▸ TASK GOAL
Find every line of the listing below where "diagram" appears, and copy it.

▸ PROVIDED ENTRIES
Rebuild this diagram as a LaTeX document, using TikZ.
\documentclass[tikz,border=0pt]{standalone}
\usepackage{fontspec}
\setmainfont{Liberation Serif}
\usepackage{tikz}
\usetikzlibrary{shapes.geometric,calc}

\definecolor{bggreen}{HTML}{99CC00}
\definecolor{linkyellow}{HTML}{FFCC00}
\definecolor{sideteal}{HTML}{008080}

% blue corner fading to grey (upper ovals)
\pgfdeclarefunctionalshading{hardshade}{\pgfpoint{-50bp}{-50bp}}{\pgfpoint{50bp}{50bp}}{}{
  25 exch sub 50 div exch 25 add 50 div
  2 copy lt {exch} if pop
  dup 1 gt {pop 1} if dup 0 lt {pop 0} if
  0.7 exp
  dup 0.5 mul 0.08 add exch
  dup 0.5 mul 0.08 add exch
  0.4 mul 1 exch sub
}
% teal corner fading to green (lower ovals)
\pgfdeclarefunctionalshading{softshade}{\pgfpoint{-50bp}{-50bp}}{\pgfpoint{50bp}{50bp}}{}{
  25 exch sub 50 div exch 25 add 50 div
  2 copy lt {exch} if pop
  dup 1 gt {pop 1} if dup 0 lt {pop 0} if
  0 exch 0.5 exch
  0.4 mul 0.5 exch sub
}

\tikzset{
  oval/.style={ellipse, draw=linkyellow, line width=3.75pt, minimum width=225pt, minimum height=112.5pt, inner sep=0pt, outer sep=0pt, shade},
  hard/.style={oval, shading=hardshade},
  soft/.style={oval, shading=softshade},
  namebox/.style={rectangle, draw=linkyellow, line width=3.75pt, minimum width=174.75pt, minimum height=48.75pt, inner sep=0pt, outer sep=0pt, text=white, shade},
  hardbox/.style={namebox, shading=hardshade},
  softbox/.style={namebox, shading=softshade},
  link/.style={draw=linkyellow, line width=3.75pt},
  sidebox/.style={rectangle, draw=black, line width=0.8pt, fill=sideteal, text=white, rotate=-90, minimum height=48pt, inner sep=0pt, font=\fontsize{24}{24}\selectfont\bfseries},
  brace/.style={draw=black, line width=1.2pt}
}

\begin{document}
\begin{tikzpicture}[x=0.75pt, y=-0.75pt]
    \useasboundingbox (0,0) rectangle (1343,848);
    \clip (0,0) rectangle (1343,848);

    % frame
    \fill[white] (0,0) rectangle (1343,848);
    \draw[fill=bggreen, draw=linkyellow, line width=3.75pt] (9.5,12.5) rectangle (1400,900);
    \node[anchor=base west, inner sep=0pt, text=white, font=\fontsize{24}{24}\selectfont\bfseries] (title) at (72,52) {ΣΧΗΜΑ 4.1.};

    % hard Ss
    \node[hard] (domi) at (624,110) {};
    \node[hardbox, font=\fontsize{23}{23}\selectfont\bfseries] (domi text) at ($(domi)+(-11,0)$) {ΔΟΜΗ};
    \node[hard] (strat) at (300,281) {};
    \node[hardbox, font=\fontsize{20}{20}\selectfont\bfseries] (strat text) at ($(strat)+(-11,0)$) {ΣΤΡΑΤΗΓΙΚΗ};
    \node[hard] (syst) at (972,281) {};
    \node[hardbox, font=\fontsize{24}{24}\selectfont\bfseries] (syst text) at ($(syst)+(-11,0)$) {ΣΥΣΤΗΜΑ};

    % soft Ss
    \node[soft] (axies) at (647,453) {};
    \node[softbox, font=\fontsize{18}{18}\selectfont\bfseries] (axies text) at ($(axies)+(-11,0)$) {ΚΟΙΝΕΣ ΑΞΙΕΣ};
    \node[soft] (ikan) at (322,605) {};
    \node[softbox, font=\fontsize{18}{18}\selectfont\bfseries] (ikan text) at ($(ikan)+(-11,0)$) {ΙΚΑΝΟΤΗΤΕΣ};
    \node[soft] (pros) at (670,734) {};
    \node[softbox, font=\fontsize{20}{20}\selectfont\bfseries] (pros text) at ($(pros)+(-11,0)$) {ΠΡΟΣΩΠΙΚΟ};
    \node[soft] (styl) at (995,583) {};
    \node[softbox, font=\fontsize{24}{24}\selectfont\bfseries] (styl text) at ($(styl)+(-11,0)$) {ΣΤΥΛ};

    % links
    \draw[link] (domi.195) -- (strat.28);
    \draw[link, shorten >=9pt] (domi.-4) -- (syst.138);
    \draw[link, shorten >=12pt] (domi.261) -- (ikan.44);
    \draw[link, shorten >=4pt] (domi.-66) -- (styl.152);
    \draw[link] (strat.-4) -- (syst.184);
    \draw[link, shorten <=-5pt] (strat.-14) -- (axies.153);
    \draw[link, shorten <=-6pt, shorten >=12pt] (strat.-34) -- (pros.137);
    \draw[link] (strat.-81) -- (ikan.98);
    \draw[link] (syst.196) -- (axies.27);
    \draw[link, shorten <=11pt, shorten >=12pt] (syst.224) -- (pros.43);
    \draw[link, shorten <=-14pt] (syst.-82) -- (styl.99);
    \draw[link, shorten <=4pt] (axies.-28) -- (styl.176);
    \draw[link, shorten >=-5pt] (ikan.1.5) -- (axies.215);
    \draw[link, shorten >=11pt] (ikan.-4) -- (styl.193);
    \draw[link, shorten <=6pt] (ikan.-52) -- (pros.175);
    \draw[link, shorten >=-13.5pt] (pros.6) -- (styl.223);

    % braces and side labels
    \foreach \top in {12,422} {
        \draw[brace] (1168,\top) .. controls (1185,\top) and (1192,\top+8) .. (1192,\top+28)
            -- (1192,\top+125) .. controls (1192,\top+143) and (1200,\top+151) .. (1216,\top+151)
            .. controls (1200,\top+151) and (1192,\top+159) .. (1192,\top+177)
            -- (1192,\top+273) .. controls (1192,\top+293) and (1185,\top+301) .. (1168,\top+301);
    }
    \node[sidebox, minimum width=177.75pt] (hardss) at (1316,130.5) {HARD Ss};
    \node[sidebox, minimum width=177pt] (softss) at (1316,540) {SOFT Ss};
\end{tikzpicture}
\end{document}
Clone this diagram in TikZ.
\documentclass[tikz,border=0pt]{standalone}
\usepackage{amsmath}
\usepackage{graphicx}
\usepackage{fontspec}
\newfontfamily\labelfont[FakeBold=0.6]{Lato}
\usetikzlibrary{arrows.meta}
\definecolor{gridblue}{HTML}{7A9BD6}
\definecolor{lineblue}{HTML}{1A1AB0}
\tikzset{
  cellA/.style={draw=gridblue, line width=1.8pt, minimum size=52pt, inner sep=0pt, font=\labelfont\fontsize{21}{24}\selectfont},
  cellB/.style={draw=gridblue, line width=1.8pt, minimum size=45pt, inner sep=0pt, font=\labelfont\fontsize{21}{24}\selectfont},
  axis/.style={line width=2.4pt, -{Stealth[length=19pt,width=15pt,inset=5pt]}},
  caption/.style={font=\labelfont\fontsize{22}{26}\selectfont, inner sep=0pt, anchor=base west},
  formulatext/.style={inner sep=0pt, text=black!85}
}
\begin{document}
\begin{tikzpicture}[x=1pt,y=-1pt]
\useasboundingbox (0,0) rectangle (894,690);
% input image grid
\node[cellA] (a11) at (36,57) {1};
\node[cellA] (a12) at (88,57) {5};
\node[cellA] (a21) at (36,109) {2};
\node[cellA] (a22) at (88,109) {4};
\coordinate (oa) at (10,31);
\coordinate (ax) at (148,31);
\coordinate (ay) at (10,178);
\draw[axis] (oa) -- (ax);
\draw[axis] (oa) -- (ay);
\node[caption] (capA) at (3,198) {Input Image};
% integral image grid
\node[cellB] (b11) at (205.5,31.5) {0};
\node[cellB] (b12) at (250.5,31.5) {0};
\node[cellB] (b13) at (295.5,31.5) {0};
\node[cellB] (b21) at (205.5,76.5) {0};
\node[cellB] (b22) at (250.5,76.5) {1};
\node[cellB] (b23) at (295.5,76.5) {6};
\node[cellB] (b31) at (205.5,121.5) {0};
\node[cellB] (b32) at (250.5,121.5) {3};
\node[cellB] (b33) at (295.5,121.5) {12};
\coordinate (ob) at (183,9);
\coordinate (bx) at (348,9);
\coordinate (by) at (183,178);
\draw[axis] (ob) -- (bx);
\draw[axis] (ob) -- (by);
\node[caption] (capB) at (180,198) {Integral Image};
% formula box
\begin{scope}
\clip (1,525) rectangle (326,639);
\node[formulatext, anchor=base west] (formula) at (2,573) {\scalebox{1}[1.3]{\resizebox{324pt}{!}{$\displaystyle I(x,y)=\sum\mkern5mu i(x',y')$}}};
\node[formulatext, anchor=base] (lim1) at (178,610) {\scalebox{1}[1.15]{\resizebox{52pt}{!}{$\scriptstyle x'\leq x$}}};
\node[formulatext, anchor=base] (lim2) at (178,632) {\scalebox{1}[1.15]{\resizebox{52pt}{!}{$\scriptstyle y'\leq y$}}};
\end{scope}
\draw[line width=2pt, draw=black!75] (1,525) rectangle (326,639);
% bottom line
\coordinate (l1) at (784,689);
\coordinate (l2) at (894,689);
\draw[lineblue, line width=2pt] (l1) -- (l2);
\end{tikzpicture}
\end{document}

▸ REPLY
Rebuild this diagram as a LaTeX document, using TikZ.
Clone this diagram in TikZ.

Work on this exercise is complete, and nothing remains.